I don’t need giant mountains or plastic gravel bikes or multi-day excursions. All I really need in life is a singlespeed and a little time to ride it, and I shall want for nothing else:

Though I’ll go ahead and add a second gear to that “singlespeed” anyway, because why not?

Speaking of Rivendell, there’s a new model coming and the presale starts tomorrow:

Rivendell have not specifically asked me to mention this–they never ask, and if anything would probably prefer it if people didn’t associate them with me–but I’m doing it anybody since these things seem to sell out quick.

Besides changing leaves and people coming at you with lulavs and etrovs and asking if you’re Jewish, another sure sign of fall in New York City is the coming of our eponymous marathon. But don’t try riding the course this year:

Because the organizers are cracking down:

I’ve never done the pre-marathon myself, because apparently it’s lots of different types of people having fun, and I have absolutely no tolerance for that sort of exuberance:

I’m really only comfortable riding alone or with other people who are scowling, which is why I spent so many years as a bike racer.

Of course, as a former New York City bike racer, I know something that this article doesn’t address, which is that runners and cyclists here have always been mortal enemies. For as long as anyone can remember, the Century Road Club Association, which is the city’s largest bicycle racing club, and the New York Road Runners, who organize the marathon, have fought over Central Park, the proving ground for the city’s many monied type-A recreational athletes. Just imagine thousands of corporate types waking up at dawn to run and ride in the park before a long day of Microsoft Teams meetings and you can only imagine the conflicts. No doubt the Road Runners, who long to crush the cyclists once and for all like those little paper cups they drink from, see this as an opportunity to deal them a crushing blow.

Then again, cyclists really do have an uncanny ability to ruin things for themselves. You’ve got to figure at least some of these riders are Freds who see an opportunity to bag Strava segments, and according to the article one of them managed to hit a pedestrian last year. Then there’s Rapha, who brought 200 people to last year’s ride:

What could be more Rapha than leveraging an unsanctioned word-of-mouth ride, overwhelming it with a bunch of people on Canyons, and ruining it for everybody?
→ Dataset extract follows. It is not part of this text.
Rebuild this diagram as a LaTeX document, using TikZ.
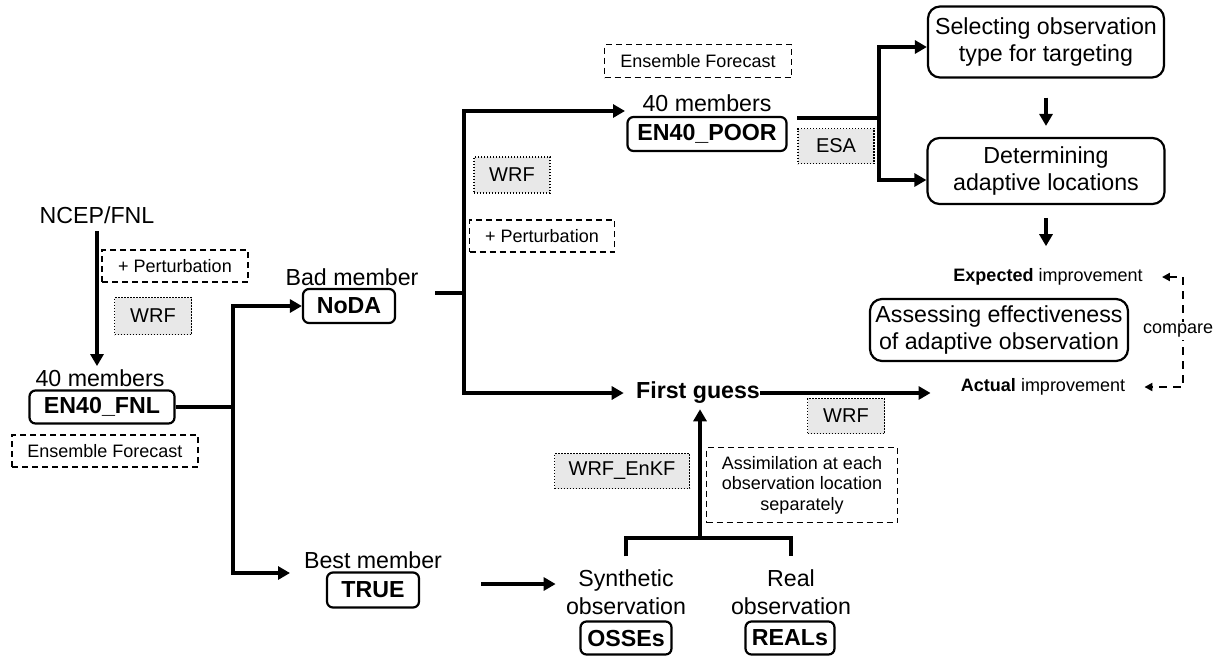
\documentclass[tikz,border=0pt]{standalone}
\usepackage{fontspec}
\setmainfont{Liberation Sans}
\usetikzlibrary{arrows.meta}

\begin{document}
\begin{tikzpicture}[x=0.5pt,y=-0.5pt,
  every node/.style={inner sep=0pt},
  txt/.style={font=\fontsize{11.6}{13.8}\selectfont, align=center},
  tag/.style={draw, line width=1.1pt, rounded corners=3pt,
    font=\fontsize{11.6}{13.8}\selectfont\bfseries},
  bigbox/.style={draw, line width=1.1pt, rounded corners=6pt, align=center,
    font=\fontsize{11.6}{13.5}\selectfont},
  dbox/.style={draw, line width=0.85pt, dash pattern=on 3pt off 2pt,
    align=center, font=\fontsize{9}{10.25}\selectfont},
  gbox/.style={draw, line width=0.9pt, dash pattern=on 0.6pt off 0.9pt,
    fill=gray!18, font=\fontsize{10}{12}\selectfont},
  small/.style={font=\fontsize{9}{11}\selectfont},
  conn/.style={line width=1.8pt},
  arr/.style={conn, -{Triangle[length=6pt,width=6.5pt]}},
  cmpline/.style={line width=1.2pt, dash pattern=on 4pt off 3pt,
    {Triangle[length=4pt,width=4pt]}-{Triangle[length=4pt,width=4pt]}},
]
\useasboundingbox (0,0) rectangle (1224,660);

% ---- initial ensemble ----
\node[txt] (ncep) at (97,215) {NCEP/FNL};
\node[dbox, minimum width=73pt, minimum height=16pt] (pert1) at (175,266) {+ Perturbation};
\node[gbox, minimum width=38.5pt, minimum height=18.5pt] (wrf1) at (153,316) {WRF};
\node[txt] (m40a) at (100,378) {40 members};
\node[tag, minimum width=72.5pt, minimum height=16.5pt] (fnl) at (102,407) {EN40\_FNL};
\node[dbox, minimum width=93pt, minimum height=16pt] (ens1) at (105,451) {Ensemble Forecast};

% ---- bad and best members ----
\node[txt] (badm) at (352,277) {Bad member};
\node[tag, minimum width=46pt, minimum height=17pt] (noda) at (349,306) {NoDA};
\node[txt] (bestm) at (373,560) {Best member};
\node[tag, minimum width=46pt, minimum height=17.5pt] (true) at (373,590) {TRUE};

% ---- poor ensemble ----
\node[dbox, minimum width=93.5pt, minimum height=16.5pt] (ens2) at (698,61) {Ensemble Forecast};
\node[gbox, minimum width=38pt, minimum height=18pt] (wrf2) at (512,175) {WRF};
\node[dbox, minimum width=72.5pt, minimum height=16pt] (pert2) at (542,236) {+ Perturbation};
\node[txt] (m40b) at (707,103) {40 members};
\node[tag, minimum width=79.5pt, minimum height=17pt] (poor) at (707,134) {EN40\_POOR};
\node[gbox, minimum width=38pt, minimum height=17.5pt] (esa) at (836,146) {ESA};

% ---- targeting steps ----
\node[bigbox, minimum width=118pt, minimum height=35.5pt] (sel) at (1046,42) {Selecting observation\\type for targeting};
\node[bigbox, minimum width=118.5pt, minimum height=33pt] (det) at (1046,171) {Determining\\adaptive locations};
\node[small] (exp) at (1048,277) {\textbf{Expected} improvement};
\node[bigbox, minimum width=129pt, minimum height=31pt] (ass) at (999,330) {Assessing effectiveness\\of adaptive observation};
\node[small] (act) at (1043,387) {\textbf{Actual} improvement};

% ---- first guess and observations ----
\node[txt, font=\fontsize{11.6}{13.8}\selectfont\bfseries] (fg) at (698,393) {First guess};
\node[gbox, minimum width=38.5pt, minimum height=17.5pt] (wrf3) at (846,416) {WRF};
\node[gbox, minimum width=67.5pt, minimum height=17.5pt] (enkf) at (622,471) {WRF\_EnKF};
\node[dbox, minimum width=95.5pt, minimum height=37.5pt] (assim) at (802,485) {Assimilation at each\\observation location\\separately};
\node[txt] (syn) at (626,592) {Synthetic\\observation};
\node[tag, minimum width=45.5pt, minimum height=16.5pt] (osse) at (626,638) {OSSEs};
\node[txt] (real) at (791,592) {Real\\observation};
\node[tag, minimum width=44.5pt, minimum height=16.5pt] (reals) at (790,638) {REALs};

% ---- junctions ----
\coordinate (j1) at (233,407);
\coordinate (bestin) at (290,573);
\coordinate (nodaout) at (435,293);
\coordinate (j2) at (464,293);
\coordinate (poorin) at (625,111);
\coordinate (poorout) at (797,118);
\coordinate (j3) at (879,118);
\coordinate (br) at (700,538);
\coordinate (cmpR) at (1183,331);

% ---- connectors ----
\draw[arr, shorten <=3.5pt, shorten >=1.5pt] (ncep.south) -- (ncep.south |- m40a.north);
\draw[conn] (fnl.east) -- (j1);
\draw[arr] (j1) |- (noda.west);
\draw[arr] (j1) |- (bestin);
\draw[conn] (nodaout) -- (j2);
\draw[arr] (j2) |- (poorin);
\draw[arr, shorten >=6pt] (j2) |- (fg.west);
\draw[conn] (poorout) -- (j3);
\draw[arr] (j3) |- ([yshift=-2.5pt]sel.west);
\draw[arr] (j3) |- ([yshift=-4.5pt]det.west);
\draw[arr, shorten <=9.5pt, shorten >=5.5pt] (sel.south) -- (det.north);
\draw[arr, shorten <=6.5pt, shorten >=11pt] (det.south) -- (det.south |- exp.north);
\draw[arr, shorten >=15pt] (fg.east) -- (act.west |- fg.east);
\draw[arr, shorten >=2.5pt] (br) -- (br |- fg.south);
\draw[conn] ([yshift=6.5pt]syn.north) |- (br) -| ([yshift=6.5pt]real.north);
\draw[arr, shorten <=30.5pt, shorten >=5pt] (true.east |- 0,584) -- (syn.west |- 0,584);
\draw[cmpline] ([xshift=9.5pt]exp.east) -| (cmpR) |- ([xshift=9.5pt]act.east);
\node[small, fill=white, inner sep=1pt] (cmp) at (1178,331) {compare};
\end{tikzpicture}
\end{document}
Still, not being able to participate in the informal group ride you’ve been doing for free is better than paying lots of money to do a huge charity ride, traveling hundreds of miles to get there, and finding out it’s been cancelled:

Apparently the “traffic management contractor” screwed up the date and didn’t show up:

Or, as they say in Australianese…

I had to read this at least three times. At the very least I’d have hyphenated “stuff up.” I can figure out “date stuff-up” from the context, but “date stuff up” just sounds like a variation of this:

Come to think of it, that’s pretty much exactly Rapha showing up at a ride.